Difficult as it may be to conceive, the already-bad security situation in Somalia deteriorated further over the weekend.
Yet as Islamist militants brought their offensive to the edge of Mogadishu amid fierce fighting and the country’s nominal government reeled from the loss of several of its more effective members, an observer would be forgiven for thinking that the principal actors in this high-stakes drama were recreating the infamous tableau from De vita Caesarum by Suetonius wherein the Roman historian recounts how while fire raged for six days and seven nights, consuming the Eternal City, the Emperor Nero viewed the conflagration from the tower of Maecenas and sang a poem about the sack of Troy.

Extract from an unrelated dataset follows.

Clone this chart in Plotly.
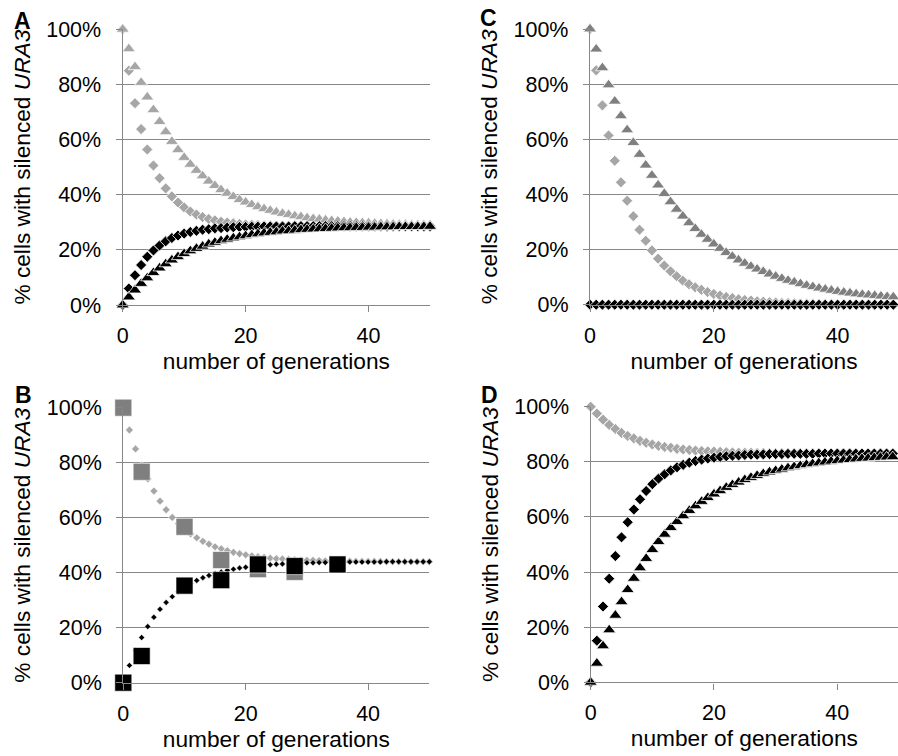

While it might be a gross exaggeration to blame Somalia’s “Transitional Federal Government” (TFG) and its international supporters for having set the Horn of Africa ablaze, it would not be unfair to ascribe a not insignificant share of the responsibility for the current burgeoning crisis in the subregion to their ongoing refusal to deal realistically with the situation.
Last Wednesday, Mogadishu police chief Colonel Ali Said Hassan, one of the more effective security officials still loyal to the TFG, was killed amid clashes with Islamist insurgents in the south of the capital city.
The next day, June 18, a suicide bomber drove a truck laden with explosives into the Medina Hotel in Beledweyne, some 400 kilometres north of Mogadishu close to the border with Ethiopian.
The blast killed some forty people, including the TFG security minister, Colonel Omar Aden Hashi, and its former ambassador to Ethiopia and to the African Union (AU), Abdikarim Farah Laqanyo.
On Friday, June 19, a TFG parliamentarian, Mohamed Hussein Addow, was captured and executed by al-Shabaab fighters after they took control of his Karan neighbourhood in northern Mogadishu.
Things had gotten so bad by Saturday, June 20, that the head of the TFG’s rump parliament, Sheikh Adan Mohamed Nuur, called for foreign troops to rescue the tottering regime.
Even as the legislator was making his appeal, al-Shabaab and Hisbul al-Islamiyya fighters were operating less than three kilometres away from the Villa Somalia presidential compound in Mogadishu, which is presently protected by some of the 4,300 valiant Ugandan and Burundian troops dispatched over the course of the last two years in the undermanned, ill-supplied, and certainly poorly-conceived African Union Mission in Somalia (AMISOM) peacekeeping force.
Even as it was struggling to maintain control of what little bits of its capital it still holds, the TFG continues the charade of being a sovereign government.
To be fair, the musings of the wannabe admiral are no more or less removed from reality than the painful pretences of Somalia’s neighbours, other countries, international organizations, and members of the media have adopted in lieu of facing up to the reality that the TFG is not a government in any common-sense understanding of the term.
If all of this seems a bit farcical, it is because it seems the surreal has become the ordinary in the international community’s approach to Somalia, even as the situation has gone from bad to worse to worst, presenting the entire Horn of Africa with a security crisis of the first order, spreading instability across a fragile subregion and, raising the spectre that transnational terrorist networks like al-Qaeda will find and exploit the opportunities thus offered.
If the failure of no fewer than fourteen internationally-sponsored attempts at establishing a national government indicates anything, it is the futility of the notion that outsiders can impose a regime on Somalia.